Problem description =>
Report each line of the data that includes the word "this".

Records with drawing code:
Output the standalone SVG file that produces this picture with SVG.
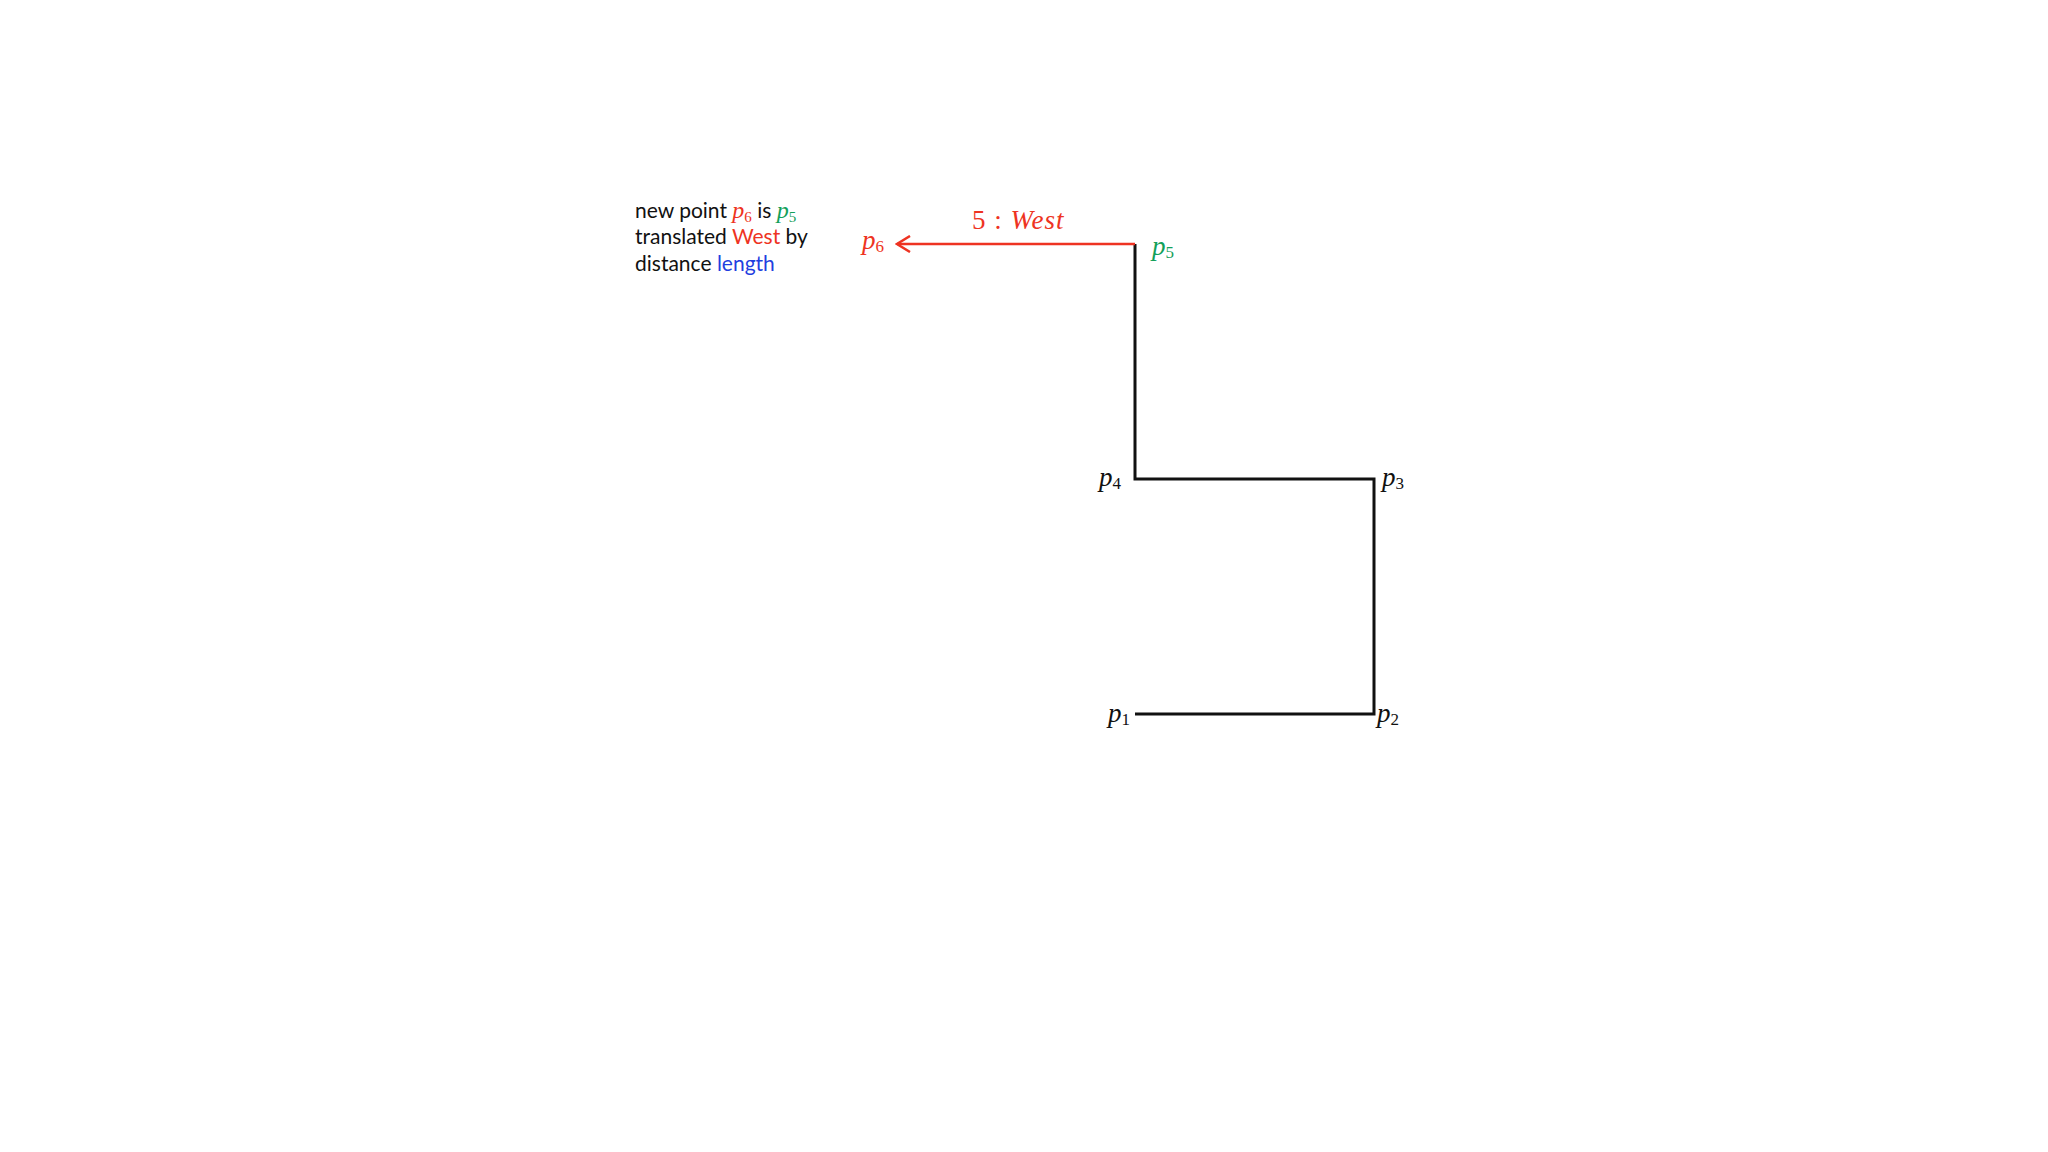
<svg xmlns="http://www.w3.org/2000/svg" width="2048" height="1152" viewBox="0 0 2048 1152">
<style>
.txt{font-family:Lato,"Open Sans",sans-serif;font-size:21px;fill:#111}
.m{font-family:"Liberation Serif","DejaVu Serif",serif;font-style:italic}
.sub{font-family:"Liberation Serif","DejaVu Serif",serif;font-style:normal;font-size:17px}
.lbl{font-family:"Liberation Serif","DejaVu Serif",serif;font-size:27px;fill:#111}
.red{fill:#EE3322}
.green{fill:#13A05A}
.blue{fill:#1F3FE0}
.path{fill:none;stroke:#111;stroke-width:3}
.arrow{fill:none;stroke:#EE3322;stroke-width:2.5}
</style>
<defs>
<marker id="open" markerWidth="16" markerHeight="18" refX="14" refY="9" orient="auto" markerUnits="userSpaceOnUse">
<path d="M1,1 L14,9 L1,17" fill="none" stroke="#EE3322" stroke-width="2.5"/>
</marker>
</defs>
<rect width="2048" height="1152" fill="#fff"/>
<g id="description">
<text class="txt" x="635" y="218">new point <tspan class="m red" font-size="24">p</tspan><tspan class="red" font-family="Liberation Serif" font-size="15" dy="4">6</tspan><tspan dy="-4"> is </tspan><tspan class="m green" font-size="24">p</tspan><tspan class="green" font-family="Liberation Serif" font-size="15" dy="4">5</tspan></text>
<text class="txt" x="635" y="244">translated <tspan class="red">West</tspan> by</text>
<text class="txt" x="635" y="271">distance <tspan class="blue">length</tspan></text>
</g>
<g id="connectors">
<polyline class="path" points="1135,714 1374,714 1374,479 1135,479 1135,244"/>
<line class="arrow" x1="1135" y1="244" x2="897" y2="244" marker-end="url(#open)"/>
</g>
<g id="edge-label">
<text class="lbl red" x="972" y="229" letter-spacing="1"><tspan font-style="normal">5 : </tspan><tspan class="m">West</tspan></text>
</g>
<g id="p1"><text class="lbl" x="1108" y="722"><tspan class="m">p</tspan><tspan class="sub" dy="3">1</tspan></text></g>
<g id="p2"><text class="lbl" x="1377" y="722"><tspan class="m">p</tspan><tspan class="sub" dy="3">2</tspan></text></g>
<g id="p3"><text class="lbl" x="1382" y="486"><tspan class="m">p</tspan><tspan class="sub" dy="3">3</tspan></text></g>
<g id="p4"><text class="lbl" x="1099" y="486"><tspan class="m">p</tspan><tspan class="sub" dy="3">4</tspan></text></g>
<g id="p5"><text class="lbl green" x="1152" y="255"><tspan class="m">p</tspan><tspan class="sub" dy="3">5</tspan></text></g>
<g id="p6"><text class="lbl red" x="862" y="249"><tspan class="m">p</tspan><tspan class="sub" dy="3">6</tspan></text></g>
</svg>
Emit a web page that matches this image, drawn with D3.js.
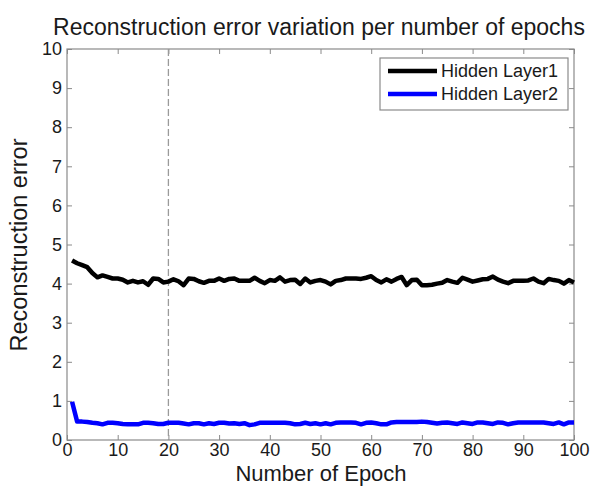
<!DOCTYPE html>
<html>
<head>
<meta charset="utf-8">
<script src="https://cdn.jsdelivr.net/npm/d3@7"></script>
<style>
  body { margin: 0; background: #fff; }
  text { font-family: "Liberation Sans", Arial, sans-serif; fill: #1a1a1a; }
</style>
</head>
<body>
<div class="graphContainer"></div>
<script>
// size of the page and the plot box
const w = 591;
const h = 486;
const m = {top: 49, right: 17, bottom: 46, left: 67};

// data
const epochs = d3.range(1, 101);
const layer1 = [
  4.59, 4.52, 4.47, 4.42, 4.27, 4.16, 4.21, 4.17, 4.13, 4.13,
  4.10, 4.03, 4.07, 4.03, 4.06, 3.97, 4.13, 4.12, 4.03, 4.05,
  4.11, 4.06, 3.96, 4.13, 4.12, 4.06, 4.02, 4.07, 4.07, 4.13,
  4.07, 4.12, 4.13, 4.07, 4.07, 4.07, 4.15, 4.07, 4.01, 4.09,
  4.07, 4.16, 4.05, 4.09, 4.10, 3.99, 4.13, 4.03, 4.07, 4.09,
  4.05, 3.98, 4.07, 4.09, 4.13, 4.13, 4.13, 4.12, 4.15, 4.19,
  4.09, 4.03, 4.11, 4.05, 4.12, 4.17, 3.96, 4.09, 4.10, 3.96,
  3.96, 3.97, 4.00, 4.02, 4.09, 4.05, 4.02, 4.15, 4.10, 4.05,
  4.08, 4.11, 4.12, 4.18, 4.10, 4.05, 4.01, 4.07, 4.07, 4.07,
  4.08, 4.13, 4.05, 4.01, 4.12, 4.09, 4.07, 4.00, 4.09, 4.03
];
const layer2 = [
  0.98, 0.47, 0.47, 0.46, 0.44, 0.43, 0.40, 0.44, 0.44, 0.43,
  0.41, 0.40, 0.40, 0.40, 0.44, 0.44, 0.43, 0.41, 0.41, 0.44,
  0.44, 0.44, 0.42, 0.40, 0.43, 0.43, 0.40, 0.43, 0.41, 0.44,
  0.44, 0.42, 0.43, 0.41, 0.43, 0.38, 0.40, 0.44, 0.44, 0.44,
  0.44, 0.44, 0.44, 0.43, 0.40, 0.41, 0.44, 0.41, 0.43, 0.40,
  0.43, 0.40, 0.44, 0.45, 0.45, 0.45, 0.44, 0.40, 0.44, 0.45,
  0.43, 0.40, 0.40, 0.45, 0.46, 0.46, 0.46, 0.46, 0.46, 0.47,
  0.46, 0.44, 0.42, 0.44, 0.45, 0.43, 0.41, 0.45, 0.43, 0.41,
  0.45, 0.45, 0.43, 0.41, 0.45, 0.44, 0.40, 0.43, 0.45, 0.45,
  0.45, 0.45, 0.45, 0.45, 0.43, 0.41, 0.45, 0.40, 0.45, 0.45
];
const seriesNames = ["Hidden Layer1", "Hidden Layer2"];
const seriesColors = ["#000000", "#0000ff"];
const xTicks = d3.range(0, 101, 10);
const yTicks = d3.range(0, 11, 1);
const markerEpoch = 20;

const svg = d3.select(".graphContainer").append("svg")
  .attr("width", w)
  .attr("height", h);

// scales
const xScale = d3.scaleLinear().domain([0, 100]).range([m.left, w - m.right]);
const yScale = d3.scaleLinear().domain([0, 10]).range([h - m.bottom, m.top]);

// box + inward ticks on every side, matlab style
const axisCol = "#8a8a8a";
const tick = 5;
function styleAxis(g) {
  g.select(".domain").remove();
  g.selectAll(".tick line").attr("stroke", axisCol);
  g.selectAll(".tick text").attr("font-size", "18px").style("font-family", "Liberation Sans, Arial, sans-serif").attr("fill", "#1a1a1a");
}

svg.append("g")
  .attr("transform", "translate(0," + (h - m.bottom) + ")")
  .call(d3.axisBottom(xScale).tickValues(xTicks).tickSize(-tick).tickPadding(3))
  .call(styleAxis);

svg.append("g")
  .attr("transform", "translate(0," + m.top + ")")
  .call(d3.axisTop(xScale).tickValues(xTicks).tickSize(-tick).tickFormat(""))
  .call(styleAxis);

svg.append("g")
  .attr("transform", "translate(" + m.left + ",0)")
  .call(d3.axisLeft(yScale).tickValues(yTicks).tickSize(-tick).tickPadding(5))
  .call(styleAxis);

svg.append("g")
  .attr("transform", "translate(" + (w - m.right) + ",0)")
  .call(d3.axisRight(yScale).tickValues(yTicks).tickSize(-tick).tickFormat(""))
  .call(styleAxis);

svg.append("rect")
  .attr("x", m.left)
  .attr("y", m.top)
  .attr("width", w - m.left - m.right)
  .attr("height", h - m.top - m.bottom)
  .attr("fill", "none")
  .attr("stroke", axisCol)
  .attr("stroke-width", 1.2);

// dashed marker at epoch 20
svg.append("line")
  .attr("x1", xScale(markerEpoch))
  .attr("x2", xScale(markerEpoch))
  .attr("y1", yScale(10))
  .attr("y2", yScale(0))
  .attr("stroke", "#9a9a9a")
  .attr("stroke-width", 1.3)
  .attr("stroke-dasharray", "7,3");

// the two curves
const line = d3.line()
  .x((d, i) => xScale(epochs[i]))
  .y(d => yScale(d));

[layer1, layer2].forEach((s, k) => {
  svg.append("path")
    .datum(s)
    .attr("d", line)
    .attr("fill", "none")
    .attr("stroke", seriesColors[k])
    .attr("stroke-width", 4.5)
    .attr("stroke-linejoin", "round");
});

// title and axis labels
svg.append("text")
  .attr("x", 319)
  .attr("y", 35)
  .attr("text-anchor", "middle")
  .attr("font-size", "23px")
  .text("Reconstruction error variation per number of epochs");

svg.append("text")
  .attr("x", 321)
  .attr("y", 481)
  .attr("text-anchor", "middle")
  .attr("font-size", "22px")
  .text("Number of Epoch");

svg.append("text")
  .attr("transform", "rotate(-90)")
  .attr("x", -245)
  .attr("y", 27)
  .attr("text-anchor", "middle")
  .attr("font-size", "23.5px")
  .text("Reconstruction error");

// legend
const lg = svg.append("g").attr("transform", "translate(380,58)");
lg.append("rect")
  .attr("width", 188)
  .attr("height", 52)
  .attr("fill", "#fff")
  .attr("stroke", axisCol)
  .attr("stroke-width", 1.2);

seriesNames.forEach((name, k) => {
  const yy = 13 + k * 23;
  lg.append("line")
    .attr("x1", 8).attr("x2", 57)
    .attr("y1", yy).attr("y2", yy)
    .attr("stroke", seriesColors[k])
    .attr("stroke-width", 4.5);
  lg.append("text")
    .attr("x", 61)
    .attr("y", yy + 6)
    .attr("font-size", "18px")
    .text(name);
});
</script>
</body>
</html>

Full output =>
Output the standalone SVG file that produces this picture with SVG.
Emit a web page that matches this image, drawn with D3.js.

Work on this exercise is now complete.